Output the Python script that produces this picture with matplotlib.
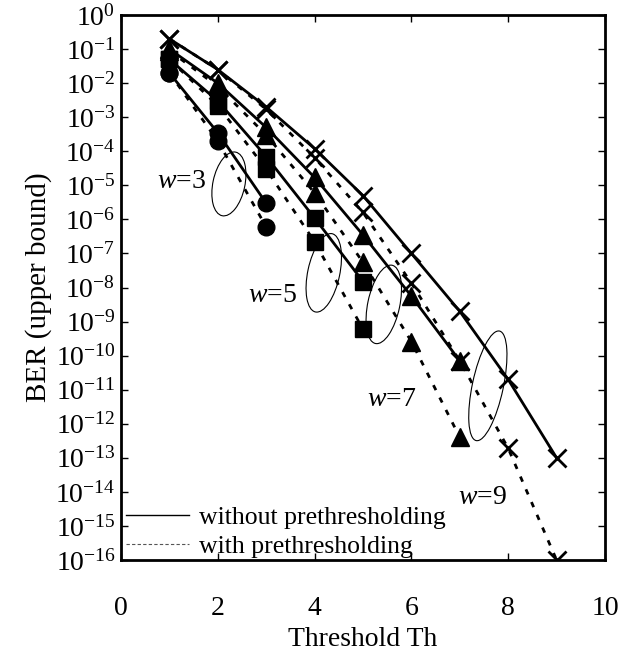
import matplotlib
matplotlib.use('Agg')
import matplotlib.pyplot as plt
import matplotlib.transforms as mtransforms
from matplotlib.patches import Ellipse
from matplotlib.lines import Line2D
from matplotlib.ticker import FixedLocator, NullLocator

plt.rcParams['font.family'] = ['Liberation Serif', 'DejaVu Serif']
plt.rcParams['mathtext.fontset'] = 'custom'
plt.rcParams['mathtext.rm'] = 'Liberation Serif'
plt.rcParams['mathtext.it'] = 'Liberation Serif:italic'

# BER upper bound vs threshold
th_w3 = [1, 2, 3]
w3_without = [2e-2, 3.5e-4, 3e-6]
w3_with = [2e-2, 2e-4, 6e-7]

th_w5 = [1, 2, 3, 4, 5]
w5_without = [5e-2, 3e-3, 7e-5, 1.1e-6, 1.5e-8]
w5_with = [5e-2, 2.2e-3, 3e-5, 2.2e-7, 6e-10]

th_w7 = [1, 2, 3, 4, 5, 6, 7]
w7_without = [1e-1, 1e-2, 5e-4, 1.7e-5, 3.5e-7, 5.6e-9, 7e-11]
w7_with = [9e-2, 8e-3, 3e-4, 6e-6, 5.5e-8, 2.6e-10, 4e-13]

th_w9 = [1, 2, 3, 4, 5, 6, 7, 8, 9]
w9_without = [2e-1, 2.5e-2, 2e-3, 1.2e-4, 5e-6, 1e-7, 2e-9, 2e-11, 1e-13]
w9_with = [2e-1, 2.5e-2, 1.7e-3, 6.5e-5, 1.6e-6, 1.35e-8, 7e-11, 1.9e-13, 1e-16]

x_ticks = [0, 2, 4, 6, 8, 10]
y_exponents = list(range(0, -17, -1))

series = [
    (th_w3, w3_without, w3_with, 'o', 12),
    (th_w5, w5_without, w5_with, 's', 11.5),
    (th_w7, w7_without, w7_with, '^', 12.5),
    (th_w9, w9_without, w9_with, 'x', 13),
]

fig = plt.figure(figsize=(6.21, 6.59), dpi=100)
ax = fig.add_axes([0.1948, 0.1502, 0.7794, 0.827])
ax.set_yscale('log')

for th, v_without, v_with, mk, ms in series:
    ax.plot(th, v_without, '-', color='black', lw=2, marker=mk, ms=ms,
            mew=2 if mk == 'x' else 1, mfc='black', mec='black')
    ax.plot(th, v_with, color='black', lw=2, ls=(0, (2, 3)), marker=mk, ms=ms,
            mew=2 if mk == 'x' else 1, mfc='black', mec='black')

# loops marking each w pair (center in data coords, size in inches)
loops = [(2.23, 1.1e-5, 0.32, 0.65), (4.19, 2.7e-8, 0.32, 0.80),
         (5.43, 3.2e-9, 0.32, 0.80), (7.58, 1.3e-11, 0.31, 1.12)]
for cx, cy, w, h in loops:
    trans = fig.dpi_scale_trans + mtransforms.ScaledTranslation(cx, cy, ax.transData)
    ax.add_patch(Ellipse((0, 0), w, h, angle=-12, fill=False, lw=0.8,
                         ec='black', transform=trans, clip_on=False))

labels = [(1.26, 10**-4.89, '3'), (3.14, 10**-8.22, '5'),
          (5.6, 10**-11.28, '7'), (7.46, 10**-14.17, '9')]
for lx, ly, s in labels:
    ax.text(lx, ly, r'$\mathit{w}$=' + s, fontsize=20, ha='center', va='center')

ax.set_xlim(0, 10)
ax.set_ylim(1e-16, 1)
ax.set_xticks(x_ticks)
ax.set_xticklabels([str(t) for t in x_ticks], fontsize=20)
ax.yaxis.set_major_locator(FixedLocator([10.0**e for e in y_exponents]))
ax.yaxis.set_minor_locator(NullLocator())
ax.set_yticklabels([r'$10^{%d}$' % e for e in y_exponents], fontsize=20)
ax.tick_params(direction='in', length=5, width=1, top=True, right=True, pad=4)
ax.tick_params(axis='x', pad=26)
for sp in ax.spines.values():
    sp.set_linewidth(2)

ax.set_xlabel('Threshold Th', fontsize=20, labelpad=4)
ax.set_ylabel('BER (upper bound)', fontsize=21, labelpad=2)

handles = [Line2D([], [], color='black', lw=1),
           Line2D([], [], color='#555555', lw=0.8, ls=(0, (3, 2)))]
ax.legend(handles, ['without prethresholding', 'with prethresholding'],
          loc='lower left', frameon=False, fontsize=18.5, handlelength=2.45,
          handletextpad=0.4, labelspacing=0.25, borderaxespad=0.1,
          bbox_to_anchor=(-0.016, -0.02))

fig.savefig('out.png', dpi=100)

_ _ _ _ _

Goal
Return the listing above word for word, with the pictures removed.

Expected answer
Output the Python script that produces this picture with matplotlib.
import matplotlib
matplotlib.use('Agg')
import matplotlib.pyplot as plt
import matplotlib.transforms as mtransforms
from matplotlib.patches import Ellipse
from matplotlib.lines import Line2D
from matplotlib.ticker import FixedLocator, NullLocator

plt.rcParams['font.family'] = ['Liberation Serif', 'DejaVu Serif']
plt.rcParams['mathtext.fontset'] = 'custom'
plt.rcParams['mathtext.rm'] = 'Liberation Serif'
plt.rcParams['mathtext.it'] = 'Liberation Serif:italic'

# BER upper bound vs threshold
th_w3 = [1, 2, 3]
w3_without = [2e-2, 3.5e-4, 3e-6]
w3_with = [2e-2, 2e-4, 6e-7]

th_w5 = [1, 2, 3, 4, 5]
w5_without = [5e-2, 3e-3, 7e-5, 1.1e-6, 1.5e-8]
w5_with = [5e-2, 2.2e-3, 3e-5, 2.2e-7, 6e-10]

th_w7 = [1, 2, 3, 4, 5, 6, 7]
w7_without = [1e-1, 1e-2, 5e-4, 1.7e-5, 3.5e-7, 5.6e-9, 7e-11]
w7_with = [9e-2, 8e-3, 3e-4, 6e-6, 5.5e-8, 2.6e-10, 4e-13]

th_w9 = [1, 2, 3, 4, 5, 6, 7, 8, 9]
w9_without = [2e-1, 2.5e-2, 2e-3, 1.2e-4, 5e-6, 1e-7, 2e-9, 2e-11, 1e-13]
w9_with = [2e-1, 2.5e-2, 1.7e-3, 6.5e-5, 1.6e-6, 1.35e-8, 7e-11, 1.9e-13, 1e-16]

x_ticks = [0, 2, 4, 6, 8, 10]
y_exponents = list(range(0, -17, -1))

series = [
    (th_w3, w3_without, w3_with, 'o', 12),
    (th_w5, w5_without, w5_with, 's', 11.5),
    (th_w7, w7_without, w7_with, '^', 12.5),
    (th_w9, w9_without, w9_with, 'x', 13),
]

fig = plt.figure(figsize=(6.21, 6.59), dpi=100)
ax = fig.add_axes([0.1948, 0.1502, 0.7794, 0.827])
ax.set_yscale('log')

for th, v_without, v_with, mk, ms in series:
    ax.plot(th, v_without, '-', color='black', lw=2, marker=mk, ms=ms,
            mew=2 if mk == 'x' else 1, mfc='black', mec='black')
    ax.plot(th, v_with, color='black', lw=2, ls=(0, (2, 3)), marker=mk, ms=ms,
            mew=2 if mk == 'x' else 1, mfc='black', mec='black')

# loops marking each w pair (center in data coords, size in inches)
loops = [(2.23, 1.1e-5, 0.32, 0.65), (4.19, 2.7e-8, 0.32, 0.80),
         (5.43, 3.2e-9, 0.32, 0.80), (7.58, 1.3e-11, 0.31, 1.12)]
for cx, cy, w, h in loops:
    trans = fig.dpi_scale_trans + mtransforms.ScaledTranslation(cx, cy, ax.transData)
    ax.add_patch(Ellipse((0, 0), w, h, angle=-12, fill=False, lw=0.8,
                         ec='black', transform=trans, clip_on=False))

labels = [(1.26, 10**-4.89, '3'), (3.14, 10**-8.22, '5'),
          (5.6, 10**-11.28, '7'), (7.46, 10**-14.17, '9')]
for lx, ly, s in labels:
    ax.text(lx, ly, r'$\mathit{w}$=' + s, fontsize=20, ha='center', va='center')

ax.set_xlim(0, 10)
ax.set_ylim(1e-16, 1)
ax.set_xticks(x_ticks)
ax.set_xticklabels([str(t) for t in x_ticks], fontsize=20)
ax.yaxis.set_major_locator(FixedLocator([10.0**e for e in y_exponents]))
ax.yaxis.set_minor_locator(NullLocator())
ax.set_yticklabels([r'$10^{%d}$' % e for e in y_exponents], fontsize=20)
ax.tick_params(direction='in', length=5, width=1, top=True, right=True, pad=4)
ax.tick_params(axis='x', pad=26)
for sp in ax.spines.values():
    sp.set_linewidth(2)

ax.set_xlabel('Threshold Th', fontsize=20, labelpad=4)
ax.set_ylabel('BER (upper bound)', fontsize=21, labelpad=2)

handles = [Line2D([], [], color='black', lw=1),
           Line2D([], [], color='#555555', lw=0.8, ls=(0, (3, 2)))]
ax.legend(handles, ['without prethresholding', 'with prethresholding'],
          loc='lower left', frameon=False, fontsize=18.5, handlelength=2.45,
          handletextpad=0.4, labelspacing=0.25, borderaxespad=0.1,
          bbox_to_anchor=(-0.016, -0.02))

fig.savefig('out.png', dpi=100)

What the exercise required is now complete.